In the last few weeks much has been said about a shift in the economy, with many workers opting to leave their places of employment. This movement, dubbed “the great resignation,” illustrates a curious trend that has not been seen in generations: namely, how workers are more emboldened to exert their power by withholding and dictating what they wish to do with their own labor.
University of Texas sociologist Jennifer Glass noted in August that there may be a few converging factors at play. Glass identified demographics as one key issue, with many workers on the cusp of retirement making the decision to walk away from their professions because of the pandemic. Similarly, the economic strain from the pandemic — both with few earnings as well as feeling less enthused about consumption — has also played a significant role, as the threat of possible exposure to the virus has influenced many to rethink their relationship to earning and spending money. In many ways, this also carries into how workers perceive their relationship to their jobs and their employers.
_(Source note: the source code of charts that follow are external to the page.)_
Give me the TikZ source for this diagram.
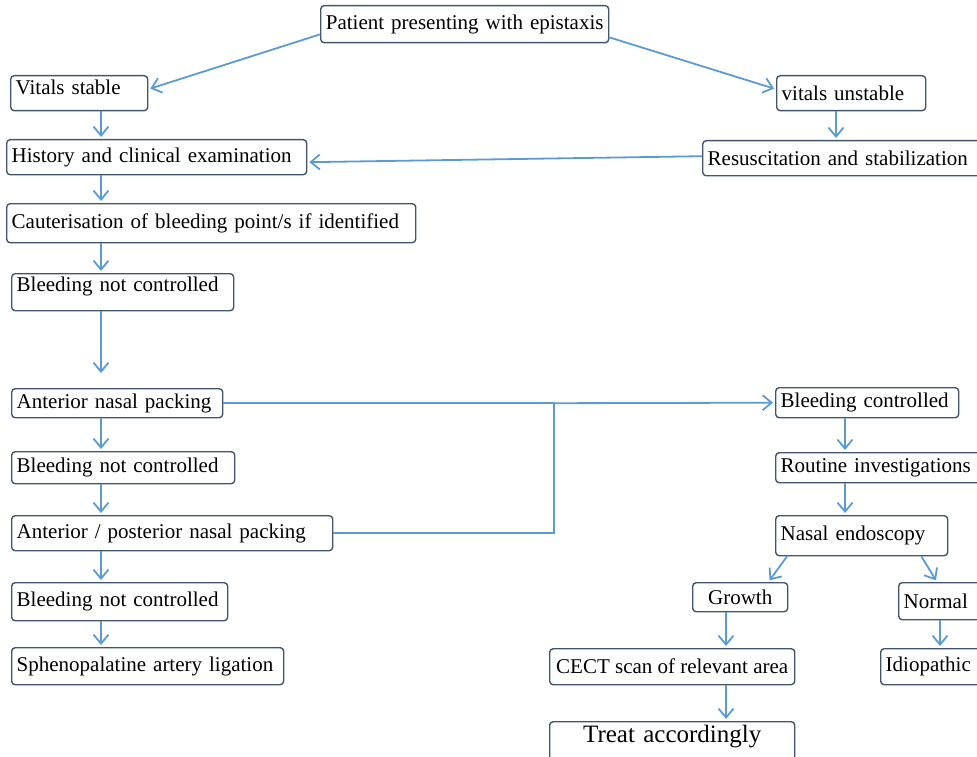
\documentclass[tikz,border=0pt]{standalone}
\usepackage{fontspec}
\setmainfont{Liberation Serif}
\usepackage{tikz}
\usetikzlibrary{arrows.meta}
\definecolor{arrblue}{HTML}{5B9BD5}
\definecolor{boxgrey}{HTML}{44546A}

\tikzset{
    fbox/.style={draw=boxgrey, line width=1.4pt, rounded corners=3.5pt, anchor=north west,
        inner xsep=5pt, inner ysep=1pt, align=left, font=\fontsize{21}{24}\selectfont},
    arr/.style={draw=arrblue, line width=1.8pt,
        -{Straight Barb[length=9pt,width=15pt,line width=1.8pt]}, shorten >=2pt},
    link/.style={draw=arrblue, line width=1.8pt}
}

\begin{document}
\begin{tikzpicture}[x=1pt,y=-1pt]
        \useasboundingbox (0,0) rectangle (977,757);
        \clip (0,0) rectangle (977,757);
        % top of the chart
        \node[fbox, text width=278pt, align=center, minimum height=37pt] (pat) at (320,5) {Patient presenting with epistaxis};
        \node[fbox, text width=127pt, text height=18pt, text depth=15pt] (vs) at (10,75) {Vitals stable};
        \node[fbox, text width=139pt, minimum height=35pt] (vu) at (776,75) {vitals unstable};
        \node[fbox, text width=290pt, minimum height=35pt] (hist) at (6,139) {History and clinical examination};
        \node[fbox, text width=280pt, minimum height=35pt] (resus) at (702,140) {Resuscitation and stabilization};
        % left column
        \node[fbox, text width=399pt, minimum height=39pt] (caut) at (6,203) {Cauterisation of bleeding point/s if identified};
        \node[fbox, text width=212pt, text height=17pt, text depth=18pt] (bnc1) at (11,273) {Bleeding not controlled};
        \node[fbox, text width=201pt, minimum height=29pt] (anp) at (11,388) {Anterior nasal packing};
        \node[fbox, text width=213pt, minimum height=32pt] (bnc2) at (11,451) {Bleeding not controlled};
        \node[fbox, text width=311pt, minimum height=35pt] (apnp) at (11,515) {Anterior / posterior nasal packing};
        \node[fbox, text width=206pt, minimum height=38pt] (bnc3) at (11,582) {Bleeding not controlled};
        \node[fbox, text width=262pt, minimum height=37pt] (spa) at (11,647) {Sphenopalatine artery ligation};
        % right column
        \node[fbox, text width=173pt, minimum height=30pt] (bc) at (775,387) {Bleeding controlled};
        \node[fbox, text width=205pt, minimum height=30pt] (ri) at (775,452) {Routine investigations};
        \node[fbox, text width=162pt, minimum height=40pt] (ne) at (775,515) {Nasal endoscopy};
        \node[fbox, text width=85pt, align=center, minimum height=29pt] (gr) at (692,582) {Growth};
        \node[fbox, text width=80pt, minimum height=37pt] (no) at (898,582) {Normal};
        \node[fbox, inner xsep=3pt, minimum width=245pt, minimum height=36pt] (cect) at (549,648) {CECT scan of relevant area};
        \node[fbox, text width=100pt, minimum height=36pt] (idio) at (880,648) {Idiopathic};
        \node[fbox, text width=235pt, align=center, text height=20pt, text depth=24pt, font=\fontsize{25}{28}\selectfont] (treat) at (549,721) {Treat accordingly};

        \coordinate (lc) at (101,0);
        \coordinate (uc) at (836,0);
        \coordinate (jn) at (554,0);
        \coordinate (rc) at (845,0);
        \coordinate (gc) at (726,0);
        \coordinate (nc) at (940,0);

        \draw[arr] ([yshift=9pt]pat.south west) -- ([yshift=4pt]vs.east);
        \draw[arr] ([yshift=6pt]pat.south east) -- ([yshift=4pt]vu.west);
        \draw[arr] (vu.south -| uc) -- (resus.north -| uc);
        \draw[arr] ([yshift=2pt]resus.west) -- ([yshift=-5pt]hist.east);
        \draw[arr] (vs.south -| lc) -- (hist.north -| lc);
        \draw[arr] (hist.south -| lc) -- (caut.north -| lc);
        \draw[arr] (caut.south -| lc) -- (bnc1.north -| lc);
        \draw[arr, shorten >=15pt] (bnc1.south -| lc) -- (anp.north -| lc);
        \draw[arr] (anp.south -| lc) -- (bnc2.north -| lc);
        \draw[arr] (bnc2.south -| lc) -- (apnp.north -| lc);
        \draw[arr] (apnp.south -| lc) -- (bnc3.north -| lc);
        \draw[arr] (bnc3.south -| lc) -- (spa.north -| lc);

        % packing leads to control
        \draw[link] (anp.east) -- (anp.east -| jn);
        \draw[link] (apnp.east) -- (apnp.east -| jn) -- (anp.east -| jn);
        \draw[arr] (anp.east -| jn) -- (bc.west);

        \draw[arr] (bc.south -| rc) -- (ri.north -| rc);
        \draw[arr] (ri.south -| rc) -- (ne.north -| rc);
        \draw[arr] ([xshift=12pt]ne.south west) -- ([xshift=-20pt]gr.north east);
        \draw[arr] ([xshift=-27pt]ne.south east) -- ([xshift=39pt]no.north west);
        \draw[arr] (gr.south -| gc) -- (cect.north -| gc);
        \draw[arr] (cect.south -| gc) -- (treat.north -| gc);
        \draw[arr] (no.south -| nc) -- (idio.north -| nc);
    \end{tikzpicture}
\end{document}
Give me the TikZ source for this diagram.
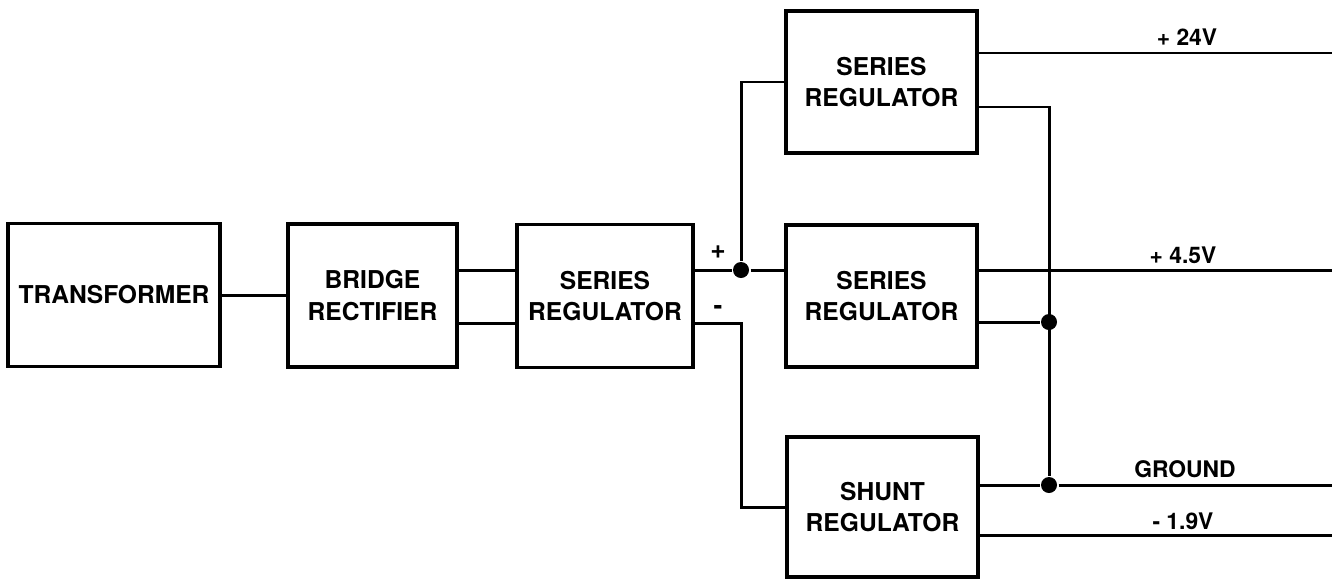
\documentclass[tikz,border=0pt]{standalone}
\usepackage{fontspec}
\setmainfont{TeX Gyre Heros}
\usepackage{tikz}
\usetikzlibrary{positioning, calc}

\begin{document}
\begin{tikzpicture}[
    x=0.02cm, y=-0.02cm, line width=1.7pt,
    block/.style={draw, line width=2.1pt, minimum height=2.86cm, inner sep=0pt, align=center, font=\fontsize{14}{18}\selectfont\bfseries},
    rail/.style={font=\fontsize{13}{15}\selectfont\bfseries},
    polarity/.style={font=\fontsize{15}{17}\selectfont\bfseries},
    junction/.style={circle, fill, inner sep=0pt, minimum size=0.32cm}
]
\useasboundingbox (0,0) rectangle (1339,579);

% Blocks
\node[block, minimum width=4.24cm] (trans) at (114,295) {TRANSFORMER};
\node[block, minimum width=3.38cm] (bridge) at (372.5,295.5) {BRIDGE\\RECTIFIER};
\node[block, minimum width=3.52cm] (sreg) at (605,296) {SERIES\\REGULATOR};
\node[block, minimum width=3.82cm, minimum height=2.84cm] (sregtop) at (881.5,82) {SERIES\\REGULATOR};
\node[block, minimum width=3.82cm, minimum height=2.84cm] (sregmid) at (881.5,296) {SERIES\\REGULATOR};
\node[block, minimum width=3.82cm, minimum height=2.80cm] (shunt) at (882.5,507) {SHUNT\\REGULATOR};

% Junctions
\node[junction] (jplus) at (741,270) {};
\node[junction] (jmid) at (1049,322) {};
\node[junction] (jgnd) at (1049,485) {};
\coordinate (jminus) at (741,323);
\coordinate (jtop) at (1049,107);

% Output ends
\coordinate (o24) at (1332,53);
\coordinate (o45) at (1332,270);
\coordinate (ognd) at (1332,485);
\coordinate (o19) at (1332,535);

% Input chain
\draw (trans.east) -- (trans.east -| bridge.west);
\draw (bridge.east |- jplus) -- (sreg.west |- jplus);
\draw (bridge.east |- jminus) -- (sreg.west |- jminus);

% Distribution
\draw (sreg.east |- jplus) -- (jplus) -- (sregmid.west |- jplus);
\draw (jplus) |- (sregtop.west);
\draw (sreg.east |- jminus) -- (jminus) |- (shunt.west);
\node[polarity] (plus) at (718,252) {+};
\node[polarity] (minus) at (718,310) {-};

% Return rail
\draw (sregtop.east |- jtop) -- (jtop) -- (jgnd);
\draw (sregmid.east |- jmid) -- (jmid);

% Outputs
\draw (sregtop.east |- o24) -- (o24);
\draw (sregmid.east |- o45) -- (o45);
\draw (shunt.east |- ognd) -- (jgnd) -- (ognd);
\draw (shunt.east |- o19) -- (o19);
\node[rail] (l24) at (1187,37) {+ 24V};
\node[rail] (l45) at (1183,255) {+ 4.5V};
\node[rail] (lgnd) at (1185,469) {GROUND};
\node[rail] (l19) at (1183,521) {- 1.9V};

\end{tikzpicture}
\end{document}
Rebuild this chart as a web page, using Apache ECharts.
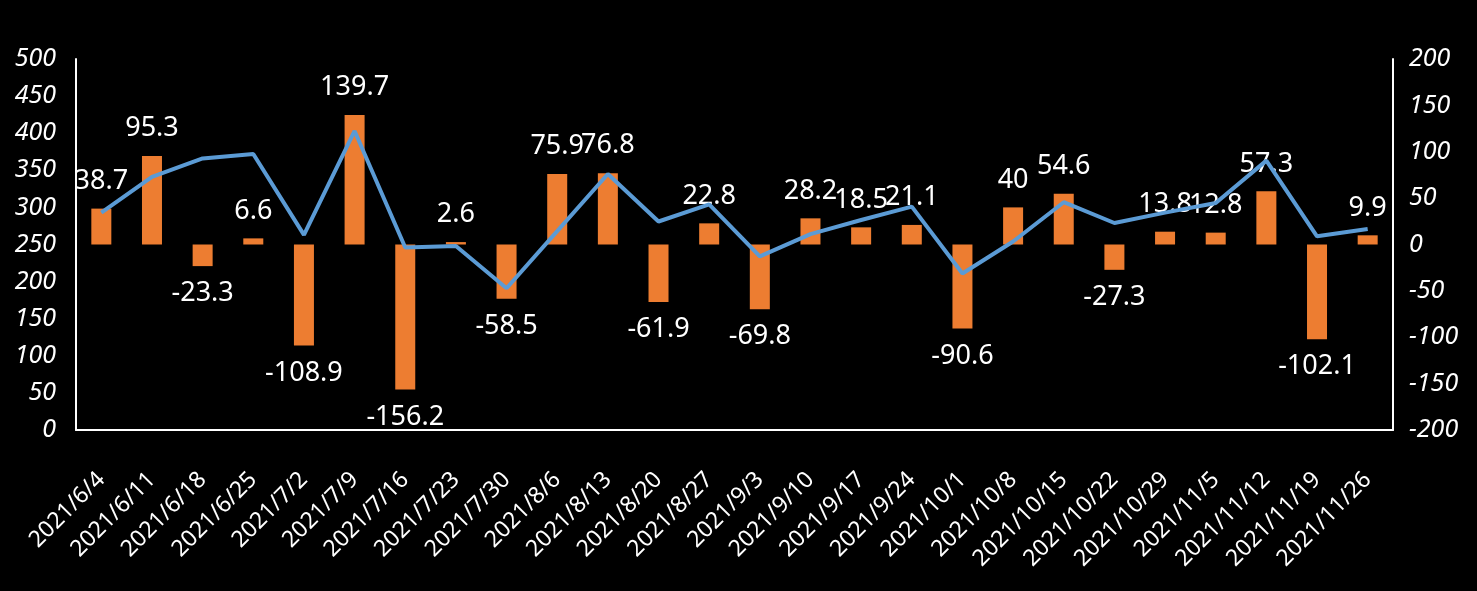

This month, the American Psychological Association (APA) released the findings for its “2021 Work and Well-being Survey,” which was collected from 1,500 participants this summer. The report provides a glimpse into work-life stress in the middle of a global pandemic. This is even more notable given that the timing of the survey happened to coincide with news reports of increased resignations.
According to the APA, more than 2 in 5 employees intended to change their jobs. This owes much to another significant metric that noted an estimated 71 percent of workers felt tense or stressed during the workday. Likewise, low salaries, long hours and lack of opportunity for growth or advancement were also key contributors. Per the APA, these metrics were higher for the 2021 survey when compared to its 2019 report.
The report also noted that workers who were “Hispanic,” Black, LGBTQ+ and/or disabled were opting to leave their places of employment in higher numbers than their counterparts. These groups had also reported being targeted for discrimination in higher numbers. Anecdotal evidence appears to suggest this in many industries, including health care, social services and retail, among others.
The “great resignation” coincides with a moment in time in which there is recognition that essential work also carries a higher health risk, both by increased stress and workload as well as the probability of contracting COVID-19. Workers are exerting their power and reimagining a new reality that sees the workforce as more than a “human resource” that can be commodified. Collectively, the opportunity to live a dignified existence and to be properly compensated for our labor had felt like an unattainable goal.
There will be no going back.
Oscar Rosales grew up in the Yakima Valley and works and resides in Seattle.